Given request: Transcribe the material in full, exactly as written.

^^^^^^^^^^^^^^^^

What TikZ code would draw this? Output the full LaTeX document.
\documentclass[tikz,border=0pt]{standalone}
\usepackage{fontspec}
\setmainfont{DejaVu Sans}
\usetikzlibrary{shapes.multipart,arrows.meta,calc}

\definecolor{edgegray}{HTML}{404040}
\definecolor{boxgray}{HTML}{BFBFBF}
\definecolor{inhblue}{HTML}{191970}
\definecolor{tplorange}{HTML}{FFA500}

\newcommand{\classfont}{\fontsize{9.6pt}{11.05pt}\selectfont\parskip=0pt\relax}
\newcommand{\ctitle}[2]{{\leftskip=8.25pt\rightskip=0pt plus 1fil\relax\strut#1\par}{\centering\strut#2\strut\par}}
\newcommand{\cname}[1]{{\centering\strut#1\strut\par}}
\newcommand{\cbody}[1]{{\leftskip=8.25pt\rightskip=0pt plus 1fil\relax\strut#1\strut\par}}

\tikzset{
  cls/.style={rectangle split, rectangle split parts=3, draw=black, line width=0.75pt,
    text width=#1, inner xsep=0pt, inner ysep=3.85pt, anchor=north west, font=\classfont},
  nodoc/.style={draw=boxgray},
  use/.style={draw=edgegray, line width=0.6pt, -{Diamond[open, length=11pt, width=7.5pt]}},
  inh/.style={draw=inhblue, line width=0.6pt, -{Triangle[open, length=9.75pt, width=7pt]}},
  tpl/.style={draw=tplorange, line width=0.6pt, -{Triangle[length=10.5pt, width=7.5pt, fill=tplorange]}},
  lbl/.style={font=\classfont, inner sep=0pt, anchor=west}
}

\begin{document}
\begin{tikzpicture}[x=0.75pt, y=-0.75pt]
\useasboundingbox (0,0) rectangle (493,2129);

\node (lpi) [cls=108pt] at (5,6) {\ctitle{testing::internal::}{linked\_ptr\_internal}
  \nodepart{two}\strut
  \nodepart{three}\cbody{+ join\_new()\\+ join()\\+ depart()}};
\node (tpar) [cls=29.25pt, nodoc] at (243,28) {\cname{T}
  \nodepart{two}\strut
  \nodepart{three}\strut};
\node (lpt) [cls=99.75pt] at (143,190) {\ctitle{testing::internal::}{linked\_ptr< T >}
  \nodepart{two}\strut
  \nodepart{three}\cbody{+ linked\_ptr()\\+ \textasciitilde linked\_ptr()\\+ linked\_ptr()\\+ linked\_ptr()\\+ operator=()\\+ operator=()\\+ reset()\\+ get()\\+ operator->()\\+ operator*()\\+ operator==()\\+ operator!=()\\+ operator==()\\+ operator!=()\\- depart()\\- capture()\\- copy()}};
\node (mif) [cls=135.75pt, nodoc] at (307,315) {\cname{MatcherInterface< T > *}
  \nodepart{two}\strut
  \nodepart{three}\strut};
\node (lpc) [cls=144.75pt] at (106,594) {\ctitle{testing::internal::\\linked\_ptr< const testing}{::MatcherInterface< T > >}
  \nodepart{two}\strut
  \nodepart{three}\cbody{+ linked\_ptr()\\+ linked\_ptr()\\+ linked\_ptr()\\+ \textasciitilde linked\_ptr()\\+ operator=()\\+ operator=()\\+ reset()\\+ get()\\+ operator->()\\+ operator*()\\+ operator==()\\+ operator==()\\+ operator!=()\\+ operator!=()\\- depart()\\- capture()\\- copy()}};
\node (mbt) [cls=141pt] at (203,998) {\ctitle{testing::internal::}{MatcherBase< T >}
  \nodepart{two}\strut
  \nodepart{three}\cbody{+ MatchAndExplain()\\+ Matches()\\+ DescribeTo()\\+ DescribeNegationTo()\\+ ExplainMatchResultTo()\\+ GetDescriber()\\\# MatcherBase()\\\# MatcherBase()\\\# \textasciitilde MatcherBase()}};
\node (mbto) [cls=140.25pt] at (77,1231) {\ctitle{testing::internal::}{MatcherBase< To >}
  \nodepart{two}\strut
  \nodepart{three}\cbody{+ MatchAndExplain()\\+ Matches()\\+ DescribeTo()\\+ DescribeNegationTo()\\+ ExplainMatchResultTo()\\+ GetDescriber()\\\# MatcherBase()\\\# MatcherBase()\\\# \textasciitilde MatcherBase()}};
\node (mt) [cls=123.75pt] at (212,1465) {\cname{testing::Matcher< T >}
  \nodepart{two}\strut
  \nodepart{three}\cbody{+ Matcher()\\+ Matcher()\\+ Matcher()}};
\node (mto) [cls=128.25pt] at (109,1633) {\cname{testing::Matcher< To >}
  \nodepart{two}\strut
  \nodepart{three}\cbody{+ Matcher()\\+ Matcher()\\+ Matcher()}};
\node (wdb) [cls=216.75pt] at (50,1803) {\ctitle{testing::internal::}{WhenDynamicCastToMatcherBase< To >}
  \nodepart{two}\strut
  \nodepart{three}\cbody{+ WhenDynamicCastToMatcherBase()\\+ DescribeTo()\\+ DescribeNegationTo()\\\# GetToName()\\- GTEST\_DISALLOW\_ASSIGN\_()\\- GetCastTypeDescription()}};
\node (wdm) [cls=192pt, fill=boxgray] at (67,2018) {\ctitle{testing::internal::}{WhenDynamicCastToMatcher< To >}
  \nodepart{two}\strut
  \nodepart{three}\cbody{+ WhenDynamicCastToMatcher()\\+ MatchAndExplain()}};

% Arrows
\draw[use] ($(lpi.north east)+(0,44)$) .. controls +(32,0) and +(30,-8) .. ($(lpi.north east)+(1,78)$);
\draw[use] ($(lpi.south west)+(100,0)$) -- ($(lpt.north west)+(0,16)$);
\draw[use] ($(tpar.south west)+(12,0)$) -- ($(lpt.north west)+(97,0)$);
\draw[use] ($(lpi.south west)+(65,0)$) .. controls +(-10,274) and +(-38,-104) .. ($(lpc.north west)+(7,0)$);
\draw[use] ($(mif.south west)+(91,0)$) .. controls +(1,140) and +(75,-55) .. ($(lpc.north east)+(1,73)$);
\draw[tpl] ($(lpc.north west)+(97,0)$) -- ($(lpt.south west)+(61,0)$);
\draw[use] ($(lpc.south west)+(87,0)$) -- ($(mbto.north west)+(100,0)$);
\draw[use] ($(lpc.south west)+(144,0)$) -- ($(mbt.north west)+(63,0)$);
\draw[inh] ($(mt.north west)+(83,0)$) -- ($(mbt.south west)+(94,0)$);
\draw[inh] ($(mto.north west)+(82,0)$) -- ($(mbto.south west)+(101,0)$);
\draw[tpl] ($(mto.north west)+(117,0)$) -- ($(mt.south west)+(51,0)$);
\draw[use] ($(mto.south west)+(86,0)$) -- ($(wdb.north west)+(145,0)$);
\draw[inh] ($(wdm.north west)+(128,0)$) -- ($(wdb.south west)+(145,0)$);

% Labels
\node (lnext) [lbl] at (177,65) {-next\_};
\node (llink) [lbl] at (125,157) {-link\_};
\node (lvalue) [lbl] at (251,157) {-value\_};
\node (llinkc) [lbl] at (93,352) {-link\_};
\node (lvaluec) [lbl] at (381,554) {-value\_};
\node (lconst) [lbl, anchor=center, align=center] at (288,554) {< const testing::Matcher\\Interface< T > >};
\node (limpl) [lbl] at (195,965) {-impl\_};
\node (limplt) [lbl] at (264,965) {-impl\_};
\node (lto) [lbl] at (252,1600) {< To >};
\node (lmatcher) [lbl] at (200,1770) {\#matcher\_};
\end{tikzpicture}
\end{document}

^^^^^^^^^^^^^^^^

Correct answer:
What TikZ code would draw this? Output the full LaTeX document.
\documentclass[tikz,border=0pt]{standalone}
\usepackage{fontspec}
\setmainfont{DejaVu Sans}
\usetikzlibrary{shapes.multipart,arrows.meta,calc}

\definecolor{edgegray}{HTML}{404040}
\definecolor{boxgray}{HTML}{BFBFBF}
\definecolor{inhblue}{HTML}{191970}
\definecolor{tplorange}{HTML}{FFA500}

\newcommand{\classfont}{\fontsize{9.6pt}{11.05pt}\selectfont\parskip=0pt\relax}
\newcommand{\ctitle}[2]{{\leftskip=8.25pt\rightskip=0pt plus 1fil\relax\strut#1\par}{\centering\strut#2\strut\par}}
\newcommand{\cname}[1]{{\centering\strut#1\strut\par}}
\newcommand{\cbody}[1]{{\leftskip=8.25pt\rightskip=0pt plus 1fil\relax\strut#1\strut\par}}

\tikzset{
  cls/.style={rectangle split, rectangle split parts=3, draw=black, line width=0.75pt,
    text width=#1, inner xsep=0pt, inner ysep=3.85pt, anchor=north west, font=\classfont},
  nodoc/.style={draw=boxgray},
  use/.style={draw=edgegray, line width=0.6pt, -{Diamond[open, length=11pt, width=7.5pt]}},
  inh/.style={draw=inhblue, line width=0.6pt, -{Triangle[open, length=9.75pt, width=7pt]}},
  tpl/.style={draw=tplorange, line width=0.6pt, -{Triangle[length=10.5pt, width=7.5pt, fill=tplorange]}},
  lbl/.style={font=\classfont, inner sep=0pt, anchor=west}
}

\begin{document}
\begin{tikzpicture}[x=0.75pt, y=-0.75pt]
\useasboundingbox (0,0) rectangle (493,2129);

\node (lpi) [cls=108pt] at (5,6) {\ctitle{testing::internal::}{linked\_ptr\_internal}
  \nodepart{two}\strut
  \nodepart{three}\cbody{+ join\_new()\\+ join()\\+ depart()}};
\node (tpar) [cls=29.25pt, nodoc] at (243,28) {\cname{T}
  \nodepart{two}\strut
  \nodepart{three}\strut};
\node (lpt) [cls=99.75pt] at (143,190) {\ctitle{testing::internal::}{linked\_ptr< T >}
  \nodepart{two}\strut
  \nodepart{three}\cbody{+ linked\_ptr()\\+ \textasciitilde linked\_ptr()\\+ linked\_ptr()\\+ linked\_ptr()\\+ operator=()\\+ operator=()\\+ reset()\\+ get()\\+ operator->()\\+ operator*()\\+ operator==()\\+ operator!=()\\+ operator==()\\+ operator!=()\\- depart()\\- capture()\\- copy()}};
\node (mif) [cls=135.75pt, nodoc] at (307,315) {\cname{MatcherInterface< T > *}
  \nodepart{two}\strut
  \nodepart{three}\strut};
\node (lpc) [cls=144.75pt] at (106,594) {\ctitle{testing::internal::\\linked\_ptr< const testing}{::MatcherInterface< T > >}
  \nodepart{two}\strut
  \nodepart{three}\cbody{+ linked\_ptr()\\+ linked\_ptr()\\+ linked\_ptr()\\+ \textasciitilde linked\_ptr()\\+ operator=()\\+ operator=()\\+ reset()\\+ get()\\+ operator->()\\+ operator*()\\+ operator==()\\+ operator==()\\+ operator!=()\\+ operator!=()\\- depart()\\- capture()\\- copy()}};
\node (mbt) [cls=141pt] at (203,998) {\ctitle{testing::internal::}{MatcherBase< T >}
  \nodepart{two}\strut
  \nodepart{three}\cbody{+ MatchAndExplain()\\+ Matches()\\+ DescribeTo()\\+ DescribeNegationTo()\\+ ExplainMatchResultTo()\\+ GetDescriber()\\\# MatcherBase()\\\# MatcherBase()\\\# \textasciitilde MatcherBase()}};
\node (mbto) [cls=140.25pt] at (77,1231) {\ctitle{testing::internal::}{MatcherBase< To >}
  \nodepart{two}\strut
  \nodepart{three}\cbody{+ MatchAndExplain()\\+ Matches()\\+ DescribeTo()\\+ DescribeNegationTo()\\+ ExplainMatchResultTo()\\+ GetDescriber()\\\# MatcherBase()\\\# MatcherBase()\\\# \textasciitilde MatcherBase()}};
\node (mt) [cls=123.75pt] at (212,1465) {\cname{testing::Matcher< T >}
  \nodepart{two}\strut
  \nodepart{three}\cbody{+ Matcher()\\+ Matcher()\\+ Matcher()}};
\node (mto) [cls=128.25pt] at (109,1633) {\cname{testing::Matcher< To >}
  \nodepart{two}\strut
  \nodepart{three}\cbody{+ Matcher()\\+ Matcher()\\+ Matcher()}};
\node (wdb) [cls=216.75pt] at (50,1803) {\ctitle{testing::internal::}{WhenDynamicCastToMatcherBase< To >}
  \nodepart{two}\strut
  \nodepart{three}\cbody{+ WhenDynamicCastToMatcherBase()\\+ DescribeTo()\\+ DescribeNegationTo()\\\# GetToName()\\- GTEST\_DISALLOW\_ASSIGN\_()\\- GetCastTypeDescription()}};
\node (wdm) [cls=192pt, fill=boxgray] at (67,2018) {\ctitle{testing::internal::}{WhenDynamicCastToMatcher< To >}
  \nodepart{two}\strut
  \nodepart{three}\cbody{+ WhenDynamicCastToMatcher()\\+ MatchAndExplain()}};

% Arrows
\draw[use] ($(lpi.north east)+(0,44)$) .. controls +(32,0) and +(30,-8) .. ($(lpi.north east)+(1,78)$);
\draw[use] ($(lpi.south west)+(100,0)$) -- ($(lpt.north west)+(0,16)$);
\draw[use] ($(tpar.south west)+(12,0)$) -- ($(lpt.north west)+(97,0)$);
\draw[use] ($(lpi.south west)+(65,0)$) .. controls +(-10,274) and +(-38,-104) .. ($(lpc.north west)+(7,0)$);
\draw[use] ($(mif.south west)+(91,0)$) .. controls +(1,140) and +(75,-55) .. ($(lpc.north east)+(1,73)$);
\draw[tpl] ($(lpc.north west)+(97,0)$) -- ($(lpt.south west)+(61,0)$);
\draw[use] ($(lpc.south west)+(87,0)$) -- ($(mbto.north west)+(100,0)$);
\draw[use] ($(lpc.south west)+(144,0)$) -- ($(mbt.north west)+(63,0)$);
\draw[inh] ($(mt.north west)+(83,0)$) -- ($(mbt.south west)+(94,0)$);
\draw[inh] ($(mto.north west)+(82,0)$) -- ($(mbto.south west)+(101,0)$);
\draw[tpl] ($(mto.north west)+(117,0)$) -- ($(mt.south west)+(51,0)$);
\draw[use] ($(mto.south west)+(86,0)$) -- ($(wdb.north west)+(145,0)$);
\draw[inh] ($(wdm.north west)+(128,0)$) -- ($(wdb.south west)+(145,0)$);

% Labels
\node (lnext) [lbl] at (177,65) {-next\_};
\node (llink) [lbl] at (125,157) {-link\_};
\node (lvalue) [lbl] at (251,157) {-value\_};
\node (llinkc) [lbl] at (93,352) {-link\_};
\node (lvaluec) [lbl] at (381,554) {-value\_};
\node (lconst) [lbl, anchor=center, align=center] at (288,554) {< const testing::Matcher\\Interface< T > >};
\node (limpl) [lbl] at (195,965) {-impl\_};
\node (limplt) [lbl] at (264,965) {-impl\_};
\node (lto) [lbl] at (252,1600) {< To >};
\node (lmatcher) [lbl] at (200,1770) {\#matcher\_};
\end{tikzpicture}
\end{document}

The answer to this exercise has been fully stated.